STOBER offers a right angle stainless steel product, the KSS, which is backed by an IP69K certification, the maximum rating for high-pressure washdowns. “They can take caustic chemicals,” McCord adds. “So you can find your harshest environment and put a STOBER unit in it, and we're up for the challenge of handling that application.”

Reducing downtime and eliminating maintenance

One of the industry’s main concerns is finding ways to reduce downtime and boost production. That’s impossible if you have to continually replace your gearboxes, which McCord says is a fairly common situation. Some processors STOBER has spoken with have been replacing their gearboxes as often as every few weeks.

“Reliability and durability is something we focus on,” McCord says. “That way our customers can keep running for longer periods of time and optimize their production efficiency.” STOBER estimates an average runtime of nine years, even under the most difficult environments.

They’re able to achieve this by prioritizing quality in every aspect of their products. STOBER adheres to strict tolerances on its bearings and sealed surfaces, and uses Exxon Mobil lubricants for longevity.

These units can also run with no oil changes required, McCord explains. “You're not going to need a drip pan either — our products aren't going to leak.” In other words, processors don’t need to stock lubrication products and drip pans or worry about disposing of used oils. The gearboxes are perfectly sealed and oiled for the life of the product. “Basically, it's a no maintenance product.”
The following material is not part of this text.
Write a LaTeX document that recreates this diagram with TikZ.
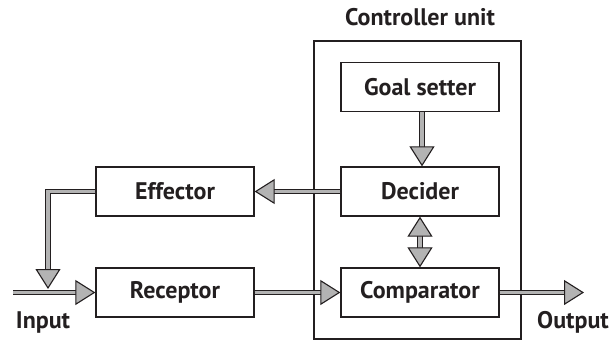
\documentclass[tikz,border=0pt]{standalone}
\usepackage{fontspec}
\setmainfont{PT Sans}
\usetikzlibrary{arrows.meta}
\definecolor{ink}{HTML}{231F20}
\definecolor{agray}{HTML}{B3B3B3}
\tikzset{
  box/.style={draw=ink, line width=1.3pt, minimum width=158pt, minimum height=49pt, inner sep=0pt, font=\bfseries\fontsize{24}{28}\selectfont, text=ink},
  lbl/.style={font=\bfseries\fontsize{24}{28}\selectfont, text=ink, inner sep=0pt},
  tipa/.tip={Triangle[width=25pt, length=20pt, line width=1.1pt, fill=agray, color=ink, fill=agray]},
  dbl/.style={draw=ink, line width=1.2pt, double=agray, double distance=3.2pt}
}
\begin{document}
\begin{tikzpicture}[x=1pt, y=-1pt]
\useasboundingbox (0,0) rectangle (611,341);
\node[draw=ink, line width=1.3pt, minimum width=207pt, minimum height=298pt, inner sep=0pt] (cu) at (417.5,190) {};
\node[lbl] (cut) at (420,17) {Controller unit};
\node[box] (goal) at (420,87) {Goal setter};
\node[box] (dec) at (420,191.5) {Decider};
\node[box] (comp) at (420,292.5) {Comparator};
\node[box] (eff) at (175,191.5) {Effector};
\node[box] (rec) at (175,292.5) {Receptor};
\node[lbl] (inl) at (43,322) {Input};
\node[lbl] (outl) at (573,322) {Output};
\coordinate (in) at (13,292.5);
\coordinate (out) at (584,292.5);
\coordinate (fb) at (48,289);
\draw[dbl, -{tipa}] ([xshift=2pt]goal.south) -- ([xshift=2pt]dec.north);
\draw[dbl, {tipa}-{tipa}] (dec.south) -- (comp.north);
\draw[dbl, -{tipa}] (dec.west) -- (eff.east);
\draw[dbl, -{tipa}] (eff.west) -| (fb);
\draw[dbl, -{tipa}] (in) -- (rec.west);
\draw[dbl, -{tipa}] (rec.east) -- (comp.west);
\draw[dbl, -{tipa}] (comp.east) -- (out);
\end{tikzpicture}
\end{document}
Slimming down storage with smart stocking

“Something else that customers really are striving for, besides getting rid of downtime, is how to optimize their storerooms,” McCord says.
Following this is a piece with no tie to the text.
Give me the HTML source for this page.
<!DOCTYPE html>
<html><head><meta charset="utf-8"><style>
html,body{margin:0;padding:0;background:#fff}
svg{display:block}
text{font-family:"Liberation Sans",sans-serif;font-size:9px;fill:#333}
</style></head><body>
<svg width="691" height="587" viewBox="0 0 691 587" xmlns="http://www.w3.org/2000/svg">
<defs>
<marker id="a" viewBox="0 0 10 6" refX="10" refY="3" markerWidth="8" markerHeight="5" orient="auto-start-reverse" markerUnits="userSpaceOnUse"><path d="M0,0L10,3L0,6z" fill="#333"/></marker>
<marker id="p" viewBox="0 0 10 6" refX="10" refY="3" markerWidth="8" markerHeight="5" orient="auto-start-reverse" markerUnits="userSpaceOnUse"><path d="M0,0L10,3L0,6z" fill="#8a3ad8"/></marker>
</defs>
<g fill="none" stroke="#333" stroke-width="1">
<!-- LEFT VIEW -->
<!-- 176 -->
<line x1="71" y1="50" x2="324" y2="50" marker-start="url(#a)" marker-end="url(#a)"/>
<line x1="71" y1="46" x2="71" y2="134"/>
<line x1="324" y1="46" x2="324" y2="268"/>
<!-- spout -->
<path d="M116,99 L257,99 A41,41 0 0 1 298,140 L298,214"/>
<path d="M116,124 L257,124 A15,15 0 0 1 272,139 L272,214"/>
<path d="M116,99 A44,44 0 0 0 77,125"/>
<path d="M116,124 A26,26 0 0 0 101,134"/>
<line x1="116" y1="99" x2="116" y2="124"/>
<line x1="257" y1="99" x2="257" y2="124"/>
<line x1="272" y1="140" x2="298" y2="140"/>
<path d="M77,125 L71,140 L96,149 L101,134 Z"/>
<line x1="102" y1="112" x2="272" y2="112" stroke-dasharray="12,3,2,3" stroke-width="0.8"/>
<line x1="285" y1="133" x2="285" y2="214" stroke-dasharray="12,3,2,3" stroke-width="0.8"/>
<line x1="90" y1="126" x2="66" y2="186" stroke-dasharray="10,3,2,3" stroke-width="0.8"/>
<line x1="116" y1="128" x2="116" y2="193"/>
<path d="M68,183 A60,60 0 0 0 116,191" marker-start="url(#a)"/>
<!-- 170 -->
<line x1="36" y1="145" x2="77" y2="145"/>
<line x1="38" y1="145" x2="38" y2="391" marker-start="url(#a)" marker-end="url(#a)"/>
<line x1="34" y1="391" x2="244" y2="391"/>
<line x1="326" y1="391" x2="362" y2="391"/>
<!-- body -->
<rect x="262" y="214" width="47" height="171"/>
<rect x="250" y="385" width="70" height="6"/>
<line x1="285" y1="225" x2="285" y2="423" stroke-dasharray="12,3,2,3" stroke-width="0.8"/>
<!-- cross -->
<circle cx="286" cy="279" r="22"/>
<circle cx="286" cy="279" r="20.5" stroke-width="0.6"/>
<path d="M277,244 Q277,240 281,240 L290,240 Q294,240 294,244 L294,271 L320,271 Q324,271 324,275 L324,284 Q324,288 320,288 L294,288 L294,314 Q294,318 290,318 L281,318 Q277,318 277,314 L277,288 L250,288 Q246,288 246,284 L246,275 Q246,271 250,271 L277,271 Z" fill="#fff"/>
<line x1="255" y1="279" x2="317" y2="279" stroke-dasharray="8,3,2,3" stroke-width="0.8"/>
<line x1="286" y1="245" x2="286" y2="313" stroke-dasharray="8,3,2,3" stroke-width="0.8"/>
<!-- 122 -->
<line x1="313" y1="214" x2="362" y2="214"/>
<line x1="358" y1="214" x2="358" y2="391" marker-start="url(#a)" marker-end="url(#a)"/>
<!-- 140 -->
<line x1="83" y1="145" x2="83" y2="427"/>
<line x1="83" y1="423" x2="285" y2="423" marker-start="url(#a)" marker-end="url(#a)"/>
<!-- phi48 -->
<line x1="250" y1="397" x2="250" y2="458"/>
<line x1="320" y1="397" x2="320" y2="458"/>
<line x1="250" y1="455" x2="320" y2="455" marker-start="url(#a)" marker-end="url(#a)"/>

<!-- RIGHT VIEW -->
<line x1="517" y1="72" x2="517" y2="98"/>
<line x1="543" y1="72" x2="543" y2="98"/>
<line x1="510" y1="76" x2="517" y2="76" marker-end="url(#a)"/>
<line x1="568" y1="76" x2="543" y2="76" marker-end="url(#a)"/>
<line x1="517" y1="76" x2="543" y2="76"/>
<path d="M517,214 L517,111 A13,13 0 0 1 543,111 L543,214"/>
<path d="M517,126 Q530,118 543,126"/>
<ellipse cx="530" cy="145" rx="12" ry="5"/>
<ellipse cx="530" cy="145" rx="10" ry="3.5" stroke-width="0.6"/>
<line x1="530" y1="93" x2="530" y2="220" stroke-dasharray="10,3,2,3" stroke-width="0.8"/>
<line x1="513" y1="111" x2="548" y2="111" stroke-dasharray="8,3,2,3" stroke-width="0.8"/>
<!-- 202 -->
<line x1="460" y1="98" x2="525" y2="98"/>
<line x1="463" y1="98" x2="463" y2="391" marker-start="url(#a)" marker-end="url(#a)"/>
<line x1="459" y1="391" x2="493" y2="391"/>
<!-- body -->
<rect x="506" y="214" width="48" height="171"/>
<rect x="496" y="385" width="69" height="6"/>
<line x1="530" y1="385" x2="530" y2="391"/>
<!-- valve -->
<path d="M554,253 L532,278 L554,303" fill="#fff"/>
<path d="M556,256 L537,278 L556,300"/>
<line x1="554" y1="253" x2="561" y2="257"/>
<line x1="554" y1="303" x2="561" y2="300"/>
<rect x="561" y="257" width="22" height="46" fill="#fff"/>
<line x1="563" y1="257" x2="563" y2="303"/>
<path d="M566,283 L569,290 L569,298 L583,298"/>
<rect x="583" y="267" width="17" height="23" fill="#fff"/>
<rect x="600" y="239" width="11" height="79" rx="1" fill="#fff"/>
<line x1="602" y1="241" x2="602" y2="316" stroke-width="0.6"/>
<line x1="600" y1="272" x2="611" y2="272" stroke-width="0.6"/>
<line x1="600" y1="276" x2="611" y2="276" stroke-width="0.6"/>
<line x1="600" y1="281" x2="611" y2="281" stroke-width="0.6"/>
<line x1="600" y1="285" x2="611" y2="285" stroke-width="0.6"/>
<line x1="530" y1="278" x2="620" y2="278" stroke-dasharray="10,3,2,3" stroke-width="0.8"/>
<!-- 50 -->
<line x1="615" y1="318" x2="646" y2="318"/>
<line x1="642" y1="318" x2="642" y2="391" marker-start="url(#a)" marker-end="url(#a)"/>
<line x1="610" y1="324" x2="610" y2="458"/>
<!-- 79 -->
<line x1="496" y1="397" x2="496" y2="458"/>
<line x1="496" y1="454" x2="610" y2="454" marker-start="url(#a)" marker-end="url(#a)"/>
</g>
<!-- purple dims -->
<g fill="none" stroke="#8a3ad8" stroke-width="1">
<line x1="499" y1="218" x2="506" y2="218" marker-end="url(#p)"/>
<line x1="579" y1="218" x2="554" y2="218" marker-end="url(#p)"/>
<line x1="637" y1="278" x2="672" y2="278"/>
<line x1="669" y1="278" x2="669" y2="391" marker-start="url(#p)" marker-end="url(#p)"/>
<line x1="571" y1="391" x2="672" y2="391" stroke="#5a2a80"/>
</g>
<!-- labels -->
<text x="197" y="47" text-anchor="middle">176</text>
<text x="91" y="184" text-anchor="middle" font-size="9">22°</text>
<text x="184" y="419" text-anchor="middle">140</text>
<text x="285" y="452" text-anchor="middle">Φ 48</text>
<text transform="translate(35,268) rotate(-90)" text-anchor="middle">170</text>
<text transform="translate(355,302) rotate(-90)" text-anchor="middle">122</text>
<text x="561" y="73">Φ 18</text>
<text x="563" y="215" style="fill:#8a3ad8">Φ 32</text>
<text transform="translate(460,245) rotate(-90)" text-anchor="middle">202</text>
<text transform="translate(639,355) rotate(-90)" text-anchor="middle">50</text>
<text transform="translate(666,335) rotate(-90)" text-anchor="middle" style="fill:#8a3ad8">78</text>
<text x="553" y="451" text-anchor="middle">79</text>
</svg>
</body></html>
A large, crowded storeroom is essentially a costly insurance policy against equipment failing. To save on these costs, more plants are looking to downsize their inventory. “Everyone wants to stock only what's absolutely necessary and run a little bit leaner,” McCord says. “Not tie up a lot of their budget on something they may or may not use.”

They can do this by choosing products that don’t have to be replaced as often, as well as by standardizing products. For example, many plants are using separate gear reducers for specific mounting positions when they could be taking advantage of a product that mounts multiple ways. In some cases, this can reduce the stocked part numbers by more than half.
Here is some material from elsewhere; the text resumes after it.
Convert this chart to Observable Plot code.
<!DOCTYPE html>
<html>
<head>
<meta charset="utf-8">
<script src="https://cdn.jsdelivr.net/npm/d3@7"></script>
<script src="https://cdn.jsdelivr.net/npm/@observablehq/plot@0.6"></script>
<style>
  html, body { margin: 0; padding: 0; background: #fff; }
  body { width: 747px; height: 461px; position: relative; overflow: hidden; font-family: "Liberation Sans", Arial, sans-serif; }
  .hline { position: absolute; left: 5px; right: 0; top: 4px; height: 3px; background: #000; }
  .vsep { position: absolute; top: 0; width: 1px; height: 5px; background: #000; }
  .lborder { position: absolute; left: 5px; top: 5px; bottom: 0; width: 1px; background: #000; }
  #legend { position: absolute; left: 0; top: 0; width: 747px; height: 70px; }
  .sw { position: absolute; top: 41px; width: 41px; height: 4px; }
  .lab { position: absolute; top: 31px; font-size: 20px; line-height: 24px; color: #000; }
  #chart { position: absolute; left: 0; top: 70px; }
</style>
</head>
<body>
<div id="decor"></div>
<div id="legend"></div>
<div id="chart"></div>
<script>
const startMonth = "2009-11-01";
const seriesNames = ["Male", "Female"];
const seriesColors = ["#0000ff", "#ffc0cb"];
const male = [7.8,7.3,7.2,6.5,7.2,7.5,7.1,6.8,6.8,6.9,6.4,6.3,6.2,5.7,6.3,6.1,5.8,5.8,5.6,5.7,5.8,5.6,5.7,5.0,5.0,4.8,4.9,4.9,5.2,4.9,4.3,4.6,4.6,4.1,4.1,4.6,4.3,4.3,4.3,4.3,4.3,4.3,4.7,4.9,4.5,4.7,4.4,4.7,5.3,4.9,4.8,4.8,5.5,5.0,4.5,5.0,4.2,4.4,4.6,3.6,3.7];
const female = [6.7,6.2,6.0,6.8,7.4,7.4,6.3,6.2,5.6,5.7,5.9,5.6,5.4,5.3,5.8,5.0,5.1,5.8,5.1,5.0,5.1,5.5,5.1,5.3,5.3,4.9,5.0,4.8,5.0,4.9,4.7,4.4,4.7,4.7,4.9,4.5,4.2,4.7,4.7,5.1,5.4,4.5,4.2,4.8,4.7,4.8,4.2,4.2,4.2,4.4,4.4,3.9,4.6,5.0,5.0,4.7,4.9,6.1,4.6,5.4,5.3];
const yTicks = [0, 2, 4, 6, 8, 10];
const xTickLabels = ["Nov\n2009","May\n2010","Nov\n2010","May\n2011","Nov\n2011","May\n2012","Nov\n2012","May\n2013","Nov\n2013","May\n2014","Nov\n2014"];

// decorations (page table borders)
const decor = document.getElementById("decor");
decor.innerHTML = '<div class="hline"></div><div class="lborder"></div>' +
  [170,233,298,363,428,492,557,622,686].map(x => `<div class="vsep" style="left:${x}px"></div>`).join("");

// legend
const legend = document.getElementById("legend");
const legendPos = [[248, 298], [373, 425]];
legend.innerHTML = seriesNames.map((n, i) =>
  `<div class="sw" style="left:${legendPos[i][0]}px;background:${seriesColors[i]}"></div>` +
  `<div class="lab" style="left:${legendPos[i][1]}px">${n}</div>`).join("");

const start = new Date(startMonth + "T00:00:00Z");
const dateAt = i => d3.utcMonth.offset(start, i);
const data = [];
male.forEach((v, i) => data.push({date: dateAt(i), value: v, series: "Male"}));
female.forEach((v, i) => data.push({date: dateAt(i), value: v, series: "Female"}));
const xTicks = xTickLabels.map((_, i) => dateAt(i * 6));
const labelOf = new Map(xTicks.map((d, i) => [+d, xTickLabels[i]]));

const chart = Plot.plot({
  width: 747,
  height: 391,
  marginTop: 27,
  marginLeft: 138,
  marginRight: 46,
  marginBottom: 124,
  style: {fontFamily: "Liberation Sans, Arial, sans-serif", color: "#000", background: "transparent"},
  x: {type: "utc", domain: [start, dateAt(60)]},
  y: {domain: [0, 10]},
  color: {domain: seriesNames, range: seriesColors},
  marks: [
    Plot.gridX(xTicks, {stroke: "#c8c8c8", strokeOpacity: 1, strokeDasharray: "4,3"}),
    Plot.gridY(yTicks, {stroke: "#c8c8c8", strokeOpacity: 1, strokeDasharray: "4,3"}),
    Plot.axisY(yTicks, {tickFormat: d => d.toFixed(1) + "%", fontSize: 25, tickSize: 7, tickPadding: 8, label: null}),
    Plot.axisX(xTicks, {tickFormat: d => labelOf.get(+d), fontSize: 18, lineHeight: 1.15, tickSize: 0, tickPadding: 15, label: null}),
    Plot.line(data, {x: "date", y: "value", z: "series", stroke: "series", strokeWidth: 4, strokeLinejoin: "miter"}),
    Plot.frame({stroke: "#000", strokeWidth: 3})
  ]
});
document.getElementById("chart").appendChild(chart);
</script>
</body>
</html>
“It depends on each individual company and what they're running,” McCord says. “But we're able to consolidate a lot of those part numbers. They don't have to stock as much because they can use the same product in several locations.”

Preparing for the future with energy efficiency and digital tools

Reducing energy consumption is also top-of-mind for many processors today, and McCord believes this will become an even bigger priority in the future. To get ahead of the curve, STOBER already designs its products with energy efficiency in mind — they estimate a $0.97 output for every dollar’s worth of energy going into one of their gear reducers.

The company is rolling out more digital services for its customers, too. The interactive STOBER Configurator allows customers to forgo the product catalog and configure exactly what they need.

“The configurator lets them select their unit, configure everything online, get a drawing, request a quote, and download technical data sheets,” McCord describes. “They're able to input the specifications they’re looking for and get matching solutions.” She adds that tools like this are becoming increasingly important as customers seek straightforward online ordering options.

STOBER will be making its third appearance at PROCESS EXPO as an exhibitor this year. “We think it's a great show in terms of the target audience,” McCord says. Specifically, they like that the show brings in a wide variety of attendees, including maintenance and engineering professionals.